EEG most commonly shows unilateral hemispheric polymorphic delta waves, intermittent focal slowing, and multifocal ictal and interictal discharges.^13-15 Clinical and subclinical seizures occur.¹¹ Although it is atypical, there have been reports of ESES in Rasmussen encephalitis.¹⁶ Imaging is typically notable for unilateral focal atrophy, most commonly involving the insular cortex, associated with ipsilateral ventricular enlargement.^13,15 There is also associated cortical and subcortical white matter T2 and FLAIR signal changes, usually surrounding the areas of cortical atrophy.¹⁵ Histopathology should provide evidence of a chronic inflammation including T-cell dominated encephalitis with activated microglia, and parenchymal macrophages.^13,14

Pathogenesis is thought to be immune mediated based on these histologic findings;¹⁰ however, no specific pathogen has been associated with this immune activation,¹⁰ although antiGluR3 and other autoantibodies have been identified but not found causative.^10,13 These autoantibodies have also been seen in noninflammatory focal epilepsies and other nonspecific encephalitides.¹² Immunomodulatory treatments have proven unsuccessful for treatment of Rasmussen encephalitis.¹²

Treatment includes ASMs although most often, Rasmussen encephalitis is drug-resistant. Trials of steroids, immunoglobulin, plasmapheresis, tacrolimus, azathioprine, rituximab and other immunologics have been tried with isolated success, but do not stop seizures or disease progression.¹⁰ The highest rates of seizure freedom are seen after hemispheric surgery with as high as a 71% seizure-freedom rate 5 years after surgery.¹⁷

AJ met the proposed criteria with clinical assessment, EEG, and MRI findings. He did not develop several of the classic symptoms, however, including progressive cerebral atrophy, EPC, or hemiparesis and quickly transitioned from a prodromal to acute phase. Although AJ initially had a tonic-clonic seizure, within a couple of months he was having multiple seizure types as he progressed to the acute phase. His seizures were resistant to 3 adequately trialed ASMs without success. AJ’s EEG findings were consistent with a focal process, exhibiting focal slowing in the left temporal region and evidence of a focal seizure, although he also developed focal ESES, which is not commonly seen with Rasmussen encephalitis. His stereoEEG was notable for multifocal seizures and discharges. Throughout his 6-month workup he had 3 brain MRI’s that did not show any interval change but consistently showed signal abnormalities in the left anterior insula, left caudate, and frontal lobe with focal asymmetries concerning for focal atrophy.

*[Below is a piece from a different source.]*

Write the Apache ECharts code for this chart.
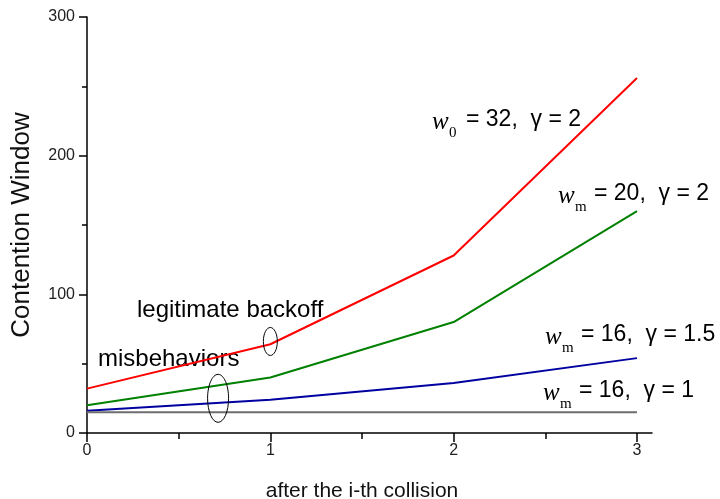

Considering his atypical presentation, without clear early signs of atrophy or hemiparesis, it was important to have early clinical suspicion and pursue a surgical evaluation. AJ was diagnosed fairly quickly, with time to hemispherectomy of only 6 months. This short interval between initial presentation and hemispherotomy likely accounts for the lack of cerebral atrophy and unilateral hemiparesis, as both of these features take time to develop. AJ’s seizures are now very well controlled with zonisamide, and he has remained seizure free since surgery over approximately 3 months of follow-up.